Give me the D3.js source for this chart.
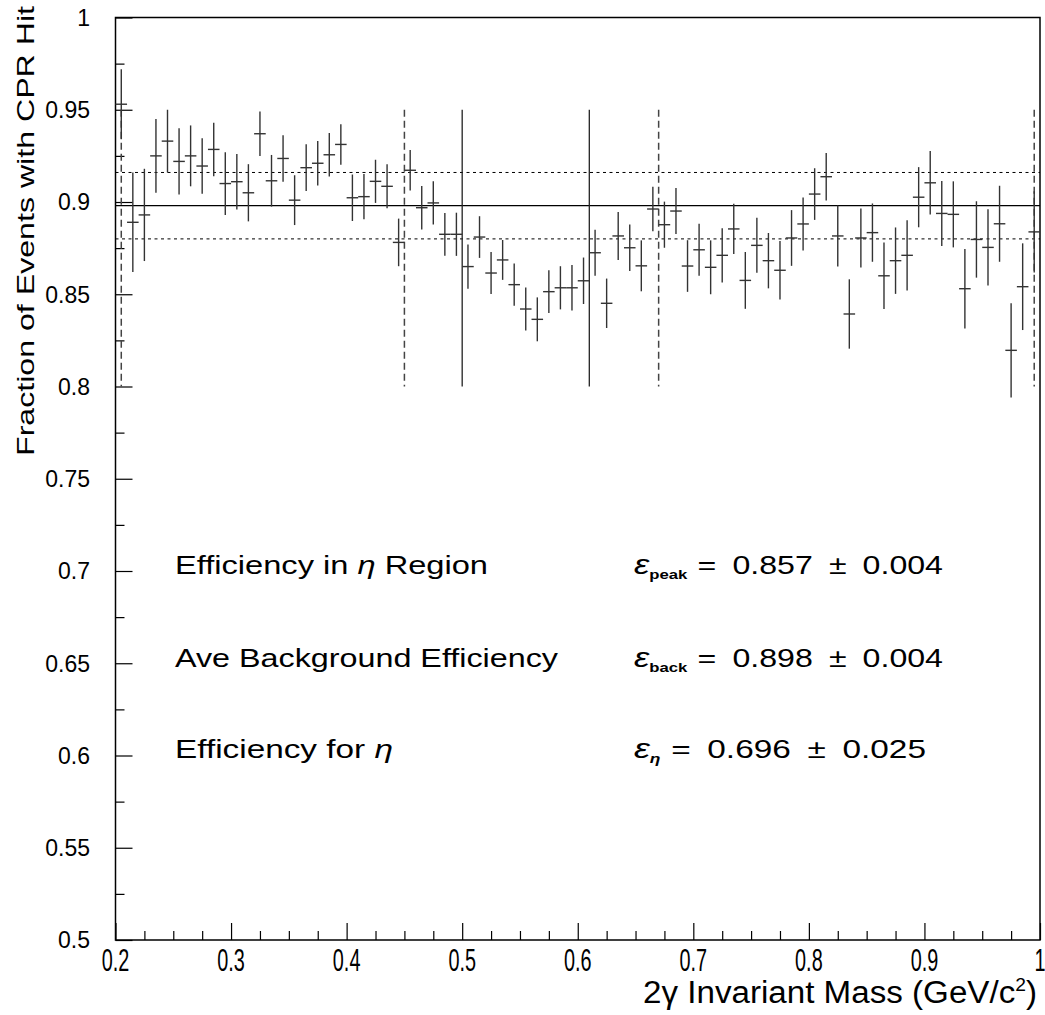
<!DOCTYPE html>
<html>
<head>
<meta charset="utf-8">
<script src="https://cdn.jsdelivr.net/npm/d3@7/dist/d3.min.js"></script>
<style>
  html, body { margin: 0; padding: 0; background: #fff; }
  svg { display: block; }
</style>
</head>
<body>
<svg id="chart" width="1045" height="1015"></svg>
<script>
// Bin centres of the 2-photon invariant mass histogram (GeV/c^2)
const massCenters = [
  0.205, 0.215, 0.225, 0.235, 0.245, 0.255, 0.265, 0.275, 0.285, 0.295,
  0.305, 0.315, 0.325, 0.335, 0.345, 0.355, 0.365, 0.375, 0.385, 0.395,
  0.405, 0.415, 0.425, 0.435, 0.445, 0.455, 0.465, 0.475, 0.485, 0.495,
  0.505, 0.515, 0.525, 0.535, 0.545, 0.555, 0.565, 0.575, 0.585, 0.595,
  0.605, 0.615, 0.625, 0.635, 0.645, 0.655, 0.665, 0.675, 0.685, 0.695,
  0.705, 0.715, 0.725, 0.735, 0.745, 0.755, 0.765, 0.775, 0.785, 0.795,
  0.805, 0.815, 0.825, 0.835, 0.845, 0.855, 0.865, 0.875, 0.885, 0.895,
  0.905, 0.915, 0.925, 0.935, 0.945, 0.955, 0.965, 0.975, 0.985, 0.995
];
// Half width of each mass bin
const binHalfWidth = 0.005;

// Fraction of events with a CPR hit in each bin
const fraction = [
  0.953, 0.889, 0.893, 0.925, 0.933, 0.922, 0.925, 0.9195, 0.9285, 0.910,
  0.911, 0.905, 0.937, 0.9115, 0.9236, 0.901, 0.9186, 0.921, 0.9256, 0.9312,
  0.9023, 0.9029, 0.9112, 0.9085, 0.8781, 0.9172, 0.8969, 0.8995, 0.8825, 0.8825,
  0.865, 0.881, 0.8615, 0.8686, 0.8552, 0.842, 0.8364, 0.8514, 0.8535, 0.8535,
  0.8573, 0.8725, 0.8451, 0.8816, 0.8752, 0.8654, 0.8962, 0.8877, 0.8951, 0.8653,
  0.8741, 0.8646, 0.8711, 0.8854, 0.8575, 0.8765, 0.8682, 0.863, 0.8805, 0.8881,
  0.9043, 0.9137, 0.8816, 0.8393, 0.8805, 0.8834, 0.860, 0.8682, 0.8711, 0.9026,
  0.9104, 0.8938, 0.8933, 0.853, 0.8797, 0.8754, 0.8882, 0.8196, 0.8541, 0.8838
];

// Statistical error on each fraction
const fractionErr = [
  0.019, 0.027, 0.025, 0.020, 0.017, 0.018, 0.0165, 0.015, 0.0145, 0.017,
  0.015, 0.0155, 0.012, 0.014, 0.0126, 0.0135, 0.0127, 0.012, 0.0118, 0.011,
  0.0126, 0.0123, 0.0117, 0.0119, 0.0129, 0.011, 0.0118, 0.0117, 0.0116, 0.0117,
  0.012, 0.0113, 0.0114, 0.0108, 0.0115, 0.0116, 0.0119, 0.0116, 0.0117, 0.0123,
  0.0126, 0.0125, 0.0134, 0.013, 0.0126, 0.0138, 0.0121, 0.0125, 0.0125, 0.014,
  0.0141, 0.0146, 0.0147, 0.0136, 0.0154, 0.0149, 0.015, 0.0159, 0.0151, 0.0144,
  0.014, 0.0129, 0.0165, 0.0188, 0.016, 0.0158, 0.018, 0.018, 0.019, 0.0163,
  0.0172, 0.0176, 0.0179, 0.0215, 0.0207, 0.0207, 0.0206, 0.0255, 0.0235, 0.022
];

// Average background efficiency and its band
const backgroundMean = 0.898;
const backgroundBand = [0.880, 0.916];

// Sideband limits (dashed) and eta peak window (solid)
const sidebandEdges = [0.205, 0.45, 0.67, 0.995];
const peakEdges = [0.5, 0.61];
const markerRange = [0.8, 0.95];

// Axis ticks
const xMajorTicks = [0.2, 0.3, 0.4, 0.5, 0.6, 0.7, 0.8, 0.9, 1.0];
const xTickLabels = ["0.2", "0.3", "0.4", "0.5", "0.6", "0.7", "0.8", "0.9", "1"];
const yMajorTicks = [0.5, 0.55, 0.6, 0.65, 0.7, 0.75, 0.8, 0.85, 0.9, 0.95, 1.0];
const yTickLabels = ["0.5", "0.55", "0.6", "0.65", "0.7", "0.75", "0.8", "0.85", "0.9", "0.95", "1"];

// Result annotations: label split around the italic eta
const resultLabels = [
  ["Efficiency in ", "\u03B7", " Region"],
  ["Ave Background Efficiency", "", ""],
  ["Efficiency for ", "\u03B7", ""]
];
const resultSymbols = ["peak", "back", "\u03B7"];
const resultValues = ["= 0.857 \u00B1 0.004", "= 0.898 \u00B1 0.004", "= 0.696 \u00B1 0.025"];
const resultRows = [0.6985, 0.648, 0.5985];

const svg = d3.select("#chart");
const plotLeft = 115.5, plotRight = 1040, plotTop = 17.5, plotBottom = 940;

const x = d3.scaleLinear().domain([0.2, 1.0]).range([plotLeft, plotRight]);
const y = d3.scaleLinear().domain([0.5, 1.0]).range([plotBottom, plotTop]);

// Frame
svg.append("rect")
  .attr("x", plotLeft).attr("y", plotTop)
  .attr("width", plotRight - plotLeft).attr("height", plotBottom - plotTop)
  .attr("fill", "none").attr("stroke", "#000").attr("stroke-width", 1.5);

// Inward ticks on the y axis
const yAxis = d3.axisRight(y)
  .tickValues(d3.range(0, 21).map(i => 0.5 + i * 0.025))
  .tickSize(0).tickFormat("");
const yAx = svg.append("g").attr("transform", `translate(${plotLeft},0)`).call(yAxis);
yAx.select(".domain").remove();
yAx.selectAll(".tick line")
  .attr("x2", (d, i) => i % 2 === 0 ? 17 : 9)
  .attr("stroke", "#000").attr("stroke-width", 1.2);

// Inward ticks on the x axis
const xAxis = d3.axisTop(x)
  .tickValues(d3.range(0, 33).map(i => 0.2 + i * 0.025))
  .tickSize(0).tickFormat("");
const xAx = svg.append("g").attr("transform", `translate(0,${plotBottom})`).call(xAxis);
xAx.select(".domain").remove();
xAx.selectAll(".tick line")
  .attr("y2", (d, i) => i % 4 === 0 ? -17 : -9)
  .attr("stroke", "#000").attr("stroke-width", 1.2);

// y tick labels
svg.append("g").selectAll("text")
  .data(yMajorTicks)
  .join("text")
  .attr("x", 90)
  .attr("y", d => y(d))
  .attr("dy", "0.36em")
  .attr("text-anchor", "end")
  .attr("font-family", "'Liberation Sans', Arial, sans-serif")
  .attr("font-size", 23)
  .attr("fill", "#000")
  .text((d, i) => yTickLabels[i]);

// x tick labels (condensed)
svg.append("g").selectAll("g")
  .data(xMajorTicks)
  .join("g")
  .attr("transform", d => `translate(${x(d)},971)`)
  .append("text")
  .attr("transform", "scale(0.62,1)")
  .attr("text-anchor", "middle")
  .attr("font-family", "'Liberation Sans', Arial, sans-serif")
  .attr("font-size", 32)
  .attr("fill", "#000")
  .text((d, i) => xTickLabels[i]);

// Axis titles
svg.append("text")
  .attr("x", 1037).attr("y", 1003)
  .attr("text-anchor", "end")
  .attr("font-family", "'Liberation Sans', Arial, sans-serif")
  .attr("font-size", 31)
  .attr("textLength", 394)
  .attr("lengthAdjust", "spacingAndGlyphs")
  .attr("fill", "#000")
  .html('2\u03B3 Invariant Mass (GeV/c<tspan dy="-12" font-size="18">2</tspan><tspan dy="12">)</tspan>');

svg.append("text")
  .attr("transform", "translate(34,6) rotate(-90)")
  .attr("text-anchor", "end")
  .attr("font-family", "'Liberation Sans', Arial, sans-serif")
  .attr("font-size", 24)
  .attr("textLength", 450)
  .attr("lengthAdjust", "spacingAndGlyphs")
  .attr("fill", "#000")
  .text("Fraction of Events with CPR Hit");

// Background mean (solid) and band (dotted)
svg.append("line")
  .attr("x1", plotLeft).attr("x2", plotRight)
  .attr("y1", y(backgroundMean)).attr("y2", y(backgroundMean))
  .attr("stroke", "#000").attr("stroke-width", 1.3);
svg.append("g").selectAll("line")
  .data(backgroundBand)
  .join("line")
  .attr("x1", plotLeft).attr("x2", plotRight)
  .attr("y1", d => y(d)).attr("y2", d => y(d))
  .attr("stroke", "#000").attr("stroke-width", 1)
  .attr("stroke-dasharray", "3,3.5");

// Sideband edges (dashed)
svg.append("g").selectAll("line")
  .data(sidebandEdges)
  .join("line")
  .attr("x1", d => x(d)).attr("x2", d => x(d))
  .attr("y1", y(markerRange[1])).attr("y2", y(markerRange[0]))
  .attr("stroke", "#444").attr("stroke-width", 1.5)
  .attr("stroke-dasharray", "7,4");

// Peak window (solid)
svg.append("g").selectAll("line")
  .data(peakEdges)
  .join("line")
  .attr("x1", d => x(d)).attr("x2", d => x(d))
  .attr("y1", y(markerRange[1])).attr("y2", y(markerRange[0]))
  .attr("stroke", "#222").attr("stroke-width", 1.3);

// Data points with error bars
const points = massCenters.map((m, i) => ({ m, v: fraction[i], e: fractionErr[i] }));
const pts = svg.append("g");
pts.selectAll("line.err")
  .data(points)
  .join("line")
  .attr("class", "err")
  .attr("x1", d => x(d.m)).attr("x2", d => x(d.m))
  .attr("y1", d => y(d.v + d.e)).attr("y2", d => y(d.v - d.e))
  .attr("stroke", "#333").attr("stroke-width", 1.4);
pts.selectAll("line.bin")
  .data(points)
  .join("line")
  .attr("class", "bin")
  .attr("x1", d => x(d.m - binHalfWidth)).attr("x2", d => x(d.m + binHalfWidth))
  .attr("y1", d => y(d.v)).attr("y2", d => y(d.v))
  .attr("stroke", "#333").attr("stroke-width", 1.4);

// Result annotations
const labelWidths = [313, 383, 218];
const eqWidths = [309, 309, 292];
const ann = svg.append("g")
  .attr("font-family", "'Liberation Sans', Arial, sans-serif")
  .attr("fill", "#000");
const lbl = ann.selectAll("text.lbl")
  .data(resultLabels)
  .join("text")
  .attr("class", "lbl")
  .attr("x", 175)
  .attr("y", (d, i) => y(resultRows[i]))
  .attr("font-size", 25)
  .attr("textLength", (d, i) => labelWidths[i])
  .attr("lengthAdjust", "spacingAndGlyphs");
lbl.append("tspan").text(d => d[0]);
lbl.append("tspan").attr("font-style", "italic").text(d => d[1]);
lbl.append("tspan").text(d => d[2]);

const eq = ann.selectAll("text.eq")
  .data(resultValues)
  .join("text")
  .attr("class", "eq")
  .attr("x", 634)
  .attr("y", (d, i) => y(resultRows[i]))
  .attr("font-size", 25)
  .attr("textLength", (d, i) => eqWidths[i])
  .attr("lengthAdjust", "spacingAndGlyphs");
eq.append("tspan").attr("font-style", "italic").attr("font-size", 27).text("\u03B5");
eq.append("tspan")
  .attr("font-size", 13).attr("font-weight", "bold").attr("dy", 5)
  .attr("font-style", (d, i) => resultSymbols[i] === "\u03B7" ? "italic" : "normal")
  .text((d, i) => resultSymbols[i]);
eq.append("tspan").attr("dy", -5).attr("dx", 8).text(d => d.replace("= ", "=\u2002").replace(" \u00B1 ", "\u2002\u00B1\u2002"));
</script>
</body>
</html>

-------

(EXERCISE OBJECTIVE): Return the material line for line, from its beginning to the line that contains "const binHalfWidth = 0.005;", with the pictures left out.

(THE RESULT):
Give me the D3.js source for this chart.
<!DOCTYPE html>
<html>
<head>
<meta charset="utf-8">
<script src="https://cdn.jsdelivr.net/npm/d3@7/dist/d3.min.js"></script>
<style>
  html, body { margin: 0; padding: 0; background: #fff; }
  svg { display: block; }
</style>
</head>
<body>
<svg id="chart" width="1045" height="1015"></svg>
<script>
// Bin centres of the 2-photon invariant mass histogram (GeV/c^2)
const massCenters = [
  0.205, 0.215, 0.225, 0.235, 0.245, 0.255, 0.265, 0.275, 0.285, 0.295,
  0.305, 0.315, 0.325, 0.335, 0.345, 0.355, 0.365, 0.375, 0.385, 0.395,
  0.405, 0.415, 0.425, 0.435, 0.445, 0.455, 0.465, 0.475, 0.485, 0.495,
  0.505, 0.515, 0.525, 0.535, 0.545, 0.555, 0.565, 0.575, 0.585, 0.595,
  0.605, 0.615, 0.625, 0.635, 0.645, 0.655, 0.665, 0.675, 0.685, 0.695,
  0.705, 0.715, 0.725, 0.735, 0.745, 0.755, 0.765, 0.775, 0.785, 0.795,
  0.805, 0.815, 0.825, 0.835, 0.845, 0.855, 0.865, 0.875, 0.885, 0.895,
  0.905, 0.915, 0.925, 0.935, 0.945, 0.955, 0.965, 0.975, 0.985, 0.995
];
// Half width of each mass bin
const binHalfWidth = 0.005;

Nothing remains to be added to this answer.